South Dakota Grassland Coalition

by Pete Bauman

July 2020

Researchers from SDSU and the Ecdysis Foundation under the direction of Dr. Jon Lundgren continue to work on improving our understanding of the role of dung beetles and other insects in pasture management and the relationship between forage quality, livestock, soil health, insects, and chemical pesticide applications.

How do dung beetles generally function?

This is a question asked by a lot of people new to the conversation on dung beetles. Simply put, dung beetles forage, lay their eggs, and live their life cycle in and around the manure of a variety of animals. However, for the sake of this article, we’ll focus on dung beetles associated with live-stock manure in pastures.

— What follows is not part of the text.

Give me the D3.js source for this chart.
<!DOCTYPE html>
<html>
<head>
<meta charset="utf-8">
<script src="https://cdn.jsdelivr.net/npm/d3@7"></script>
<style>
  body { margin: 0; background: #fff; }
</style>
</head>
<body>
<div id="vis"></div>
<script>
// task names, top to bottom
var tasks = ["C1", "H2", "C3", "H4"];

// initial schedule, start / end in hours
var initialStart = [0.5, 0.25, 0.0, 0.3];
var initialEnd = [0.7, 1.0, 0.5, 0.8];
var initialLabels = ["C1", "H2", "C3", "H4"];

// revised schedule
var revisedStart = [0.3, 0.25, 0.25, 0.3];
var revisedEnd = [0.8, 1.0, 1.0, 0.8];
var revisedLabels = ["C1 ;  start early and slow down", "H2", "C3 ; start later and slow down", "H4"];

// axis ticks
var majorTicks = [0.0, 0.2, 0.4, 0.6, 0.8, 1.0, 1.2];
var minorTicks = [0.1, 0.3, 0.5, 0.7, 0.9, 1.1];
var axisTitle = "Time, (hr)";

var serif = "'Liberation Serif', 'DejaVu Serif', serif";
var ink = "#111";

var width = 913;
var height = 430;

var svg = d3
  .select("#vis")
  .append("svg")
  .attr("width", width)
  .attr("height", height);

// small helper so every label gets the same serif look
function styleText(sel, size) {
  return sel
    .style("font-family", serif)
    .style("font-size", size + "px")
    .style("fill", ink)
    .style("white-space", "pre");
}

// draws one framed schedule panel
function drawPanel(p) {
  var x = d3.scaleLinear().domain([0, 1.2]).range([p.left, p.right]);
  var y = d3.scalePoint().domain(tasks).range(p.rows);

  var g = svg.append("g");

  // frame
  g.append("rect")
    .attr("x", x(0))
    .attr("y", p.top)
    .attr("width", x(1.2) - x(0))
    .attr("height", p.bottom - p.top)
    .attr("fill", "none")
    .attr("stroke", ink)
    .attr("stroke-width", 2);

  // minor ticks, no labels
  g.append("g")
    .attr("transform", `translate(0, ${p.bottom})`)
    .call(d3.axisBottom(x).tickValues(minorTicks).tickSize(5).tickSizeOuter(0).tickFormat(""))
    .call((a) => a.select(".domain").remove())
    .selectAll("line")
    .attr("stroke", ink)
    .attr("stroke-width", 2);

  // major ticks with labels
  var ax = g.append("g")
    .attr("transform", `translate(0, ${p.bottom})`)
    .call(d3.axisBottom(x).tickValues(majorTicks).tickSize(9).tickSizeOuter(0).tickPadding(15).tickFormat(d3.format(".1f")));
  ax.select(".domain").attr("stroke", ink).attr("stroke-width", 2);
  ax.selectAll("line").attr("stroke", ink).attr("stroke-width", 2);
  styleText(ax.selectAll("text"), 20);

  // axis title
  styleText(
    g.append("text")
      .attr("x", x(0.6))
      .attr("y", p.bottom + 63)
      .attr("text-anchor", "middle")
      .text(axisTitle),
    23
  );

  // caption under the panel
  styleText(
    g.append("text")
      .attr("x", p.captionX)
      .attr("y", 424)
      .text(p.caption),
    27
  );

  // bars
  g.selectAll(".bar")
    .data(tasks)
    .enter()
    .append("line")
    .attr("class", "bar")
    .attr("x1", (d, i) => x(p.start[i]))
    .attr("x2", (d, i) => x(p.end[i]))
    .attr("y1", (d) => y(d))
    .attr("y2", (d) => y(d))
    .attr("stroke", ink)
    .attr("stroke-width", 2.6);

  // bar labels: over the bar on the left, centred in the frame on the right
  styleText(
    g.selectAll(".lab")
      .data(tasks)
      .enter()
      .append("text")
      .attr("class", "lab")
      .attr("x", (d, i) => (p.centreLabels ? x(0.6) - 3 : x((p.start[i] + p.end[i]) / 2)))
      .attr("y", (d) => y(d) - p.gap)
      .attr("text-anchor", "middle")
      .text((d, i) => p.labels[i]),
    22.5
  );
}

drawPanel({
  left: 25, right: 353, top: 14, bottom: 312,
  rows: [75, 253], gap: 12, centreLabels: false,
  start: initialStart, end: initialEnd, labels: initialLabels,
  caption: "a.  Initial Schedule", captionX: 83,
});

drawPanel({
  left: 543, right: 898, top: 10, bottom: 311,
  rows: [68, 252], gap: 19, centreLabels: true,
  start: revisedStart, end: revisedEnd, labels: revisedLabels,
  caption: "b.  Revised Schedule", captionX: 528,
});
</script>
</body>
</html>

Why should I care about dung beetles?

If you care about your cattle, you will want to care about dung beetles. They play a critical role in the cycle of pasture nutrients and forage production. As dung beetles and their larva occupy a manure pat, they bore holes and tunnels through the manure, helping cool the manure and reducing its ability to serve as a host for livestock pest species development. The holes and tunnels pave the way for small predators looking for a meal of pest eggs or larvae. In addition, depending on the specific species of dung beetle, they can consume and relocate much of the dung material, often burying it in the soil. This process is incredibly beneficial to soil health, nutrient cycling, fertilization, and ultimately grassland production. Further, by breaking up the dung pat quickly, vegetation is not smothered and thus pasture production potential is not only maintained, but in-creased.

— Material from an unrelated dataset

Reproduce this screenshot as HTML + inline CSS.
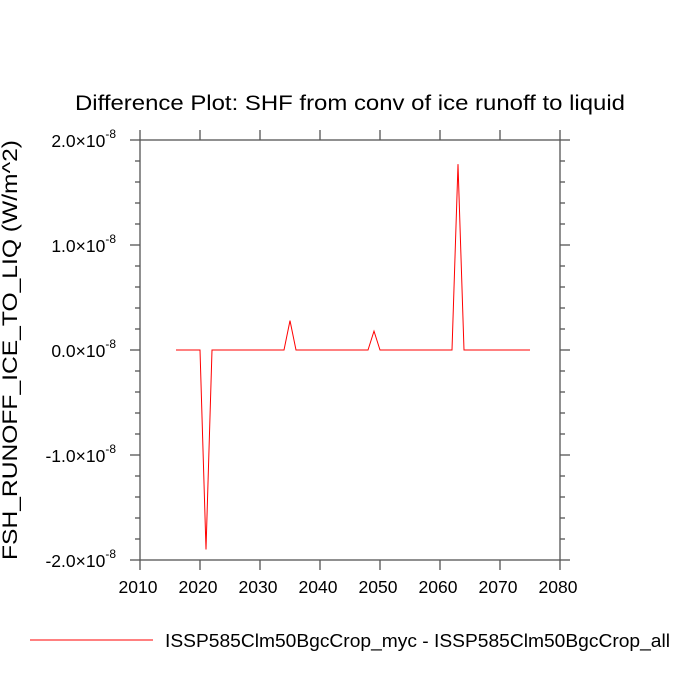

What do I need to do to have dung beetles?

Managing dung beetles in your pasture has much less to do with what you should start doing than it does with what you should stop doing. Overall, chemical pesticide pourons or injectables have residual effects on dung beetles. These chemicals are designed to persist in manure with the intention of killing pest larva, such as flies. However, these chemicals can be toxic to dung beetles or their larva. Now, many producers are of the opinion that eliminating the pest is more important than protecting a few dung beetles, but this is proving to be a very short-sighted assumption. Re-search is showing that the reduction in dung beetles from systemic pesticides can also reduce the natural predators of these livestock pests. Further, and ironically, this research also found that livestock operations utilizing the most frequent treatments of pesticides, such as ivermectin, actually have more pest larva in the dung than do operations that choose to use no pourons!!.

From a pasture management perspective, there is much to be gained by considering the following options to spend less money and potentially grow more grass. If livestock management is based on fairly frequent rotation, livestock are moved away from the source of pests more frequently. If dung beetles are present and active, the dung is less hospitable to the pest species, and we have less pests and a healthier predator population to control them. If dung beetles break down the dung quickly nutrients are also recycled quickly, eliminating the false notion that artificial fertilizers are necessary. If dung pats are broken down and recycled, more grass grows in those areas where dung pats were smothering the grass.

If livestock are managed, overall production is increased. Well managed pastures have less opportunity for weeds, and thus less need to spend money on chemicals which can further degrade the system.

Profitability isn’t solely based on income, but on what you don’t spend. Consider these points. Now consider the irony of spending time and money on livestock treatments for pests, such as ivermectin, for cattle going out to pasture. Then, because there are no insects to break down the manure, the pasture appears underproductive, so you spend money on commercial fertilizer. Then, because the livestock are not being rotated frequently or at all, bare ground persists and becomes infested with weeds, which then you spend money on spraying!!!!

In this difficult farm economy, less can be more. Less inputs on pasture expenses and more emphasis on man-aging the herd can reap rewards of a functioning pasture system that requires very little artificial inputs.